I’ve been playing preview code, which cuts off at a certain point but otherwise is in good technical shape. Turns out Maize is essentially a traditional point and click game but from a first-person perspective – and by ‘traditional’ I don’t mean just the fact of inventory-based puzzles, but also the high concept comedy that characterises much of that age-old genre. Sometimes that can be sublime, sometimes it can just fail to land many gags, and other times… Well, other times it’s wacky. And Maize sure is wacky. Wacky characters telling wacky old jokes to each other in wacky voices. Wacky unseen workers leaving wacky post-it notes to each other about their wacky disagreements. Wacky puzzles about constructing wacky sentient toys out old parts. Do you have a wacky soul? Then you won’t be playing this through gritted teeth, as I was. I love the way Maize looks, its towering corn fields and eerie maize mazes, its run-down farmhouses and its unexpected swoops into Portal-style gonzo labs and its few but creepy characters.

I like some of its puzzling, which comes through organic exploration of large and detailed environments rather than is built around copious amounts of backtracking or rinse and repeat item use. But I can’t stand the wack. Just can’t do it. It’s psychological torture for me. Maybe the jokes would be OK if they didn’t have the funny voices too. Maybe the voices would be charming if they didn’t have to spit out so much try-hard wibble. Maybe the post-it notes depicting the ongoing passive aggression between one smart and one stupid, slobby scientists would work if we were not also asked to believe that they had somehow achieved ground-breaking experiments and raised untold millions in funding together. Suspension of disbelief, sure, but the trouble is in Maize there is only The Wack. In fairness, most of the time in Maize you’re on your own, which only makes the sporadic, staged appearances of the funny voice gang all the more jarring. I’ll also note that the preview build doesn’t let me know who I’m supposed to be – human or vegetable.
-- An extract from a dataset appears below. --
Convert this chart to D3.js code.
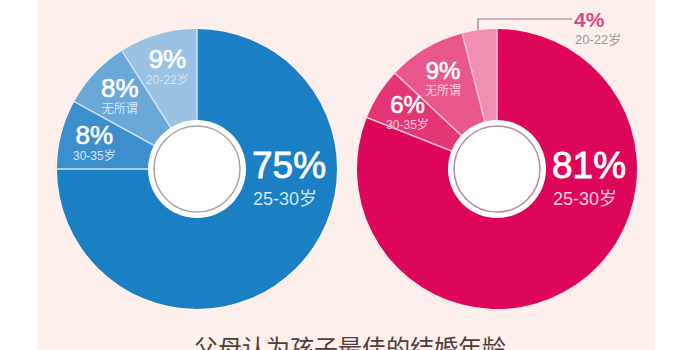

Quite possibly this is part of some later reveal, but no mystery is made of it – it comes across more like an oversight. Anyway, there I am, wandering fields and farmhouses, finding a handful objects that work with very specific other objects, primarily with the age-old intention of opening doors. When it tries to do more than this, Maize becomes one of those games where you can see the solution before you even know what the puzzle or even purpose of it is. I’m collecting all this stuff, often it’s entirely obvious from observation that it will only do or work with one specific thing, but I have zero idea why I need to it. I’m doing it because the objects are there and they have a white glow, not because there is anything particular I’m trying to achieve. This is particularly eregious in a puzzle towards the end of the build, which involves making a stuffed toy come to life, speak with a grumpy Russian accent and wear a backpack with robotic grabby-hand on it. During my purposeless wandering around an underground laboratory I’ve gone into only because it’s there, one particular table I amble past has the ghostly outline of three different objects I need, all combined into a bear-with-backpack-and-claw shape.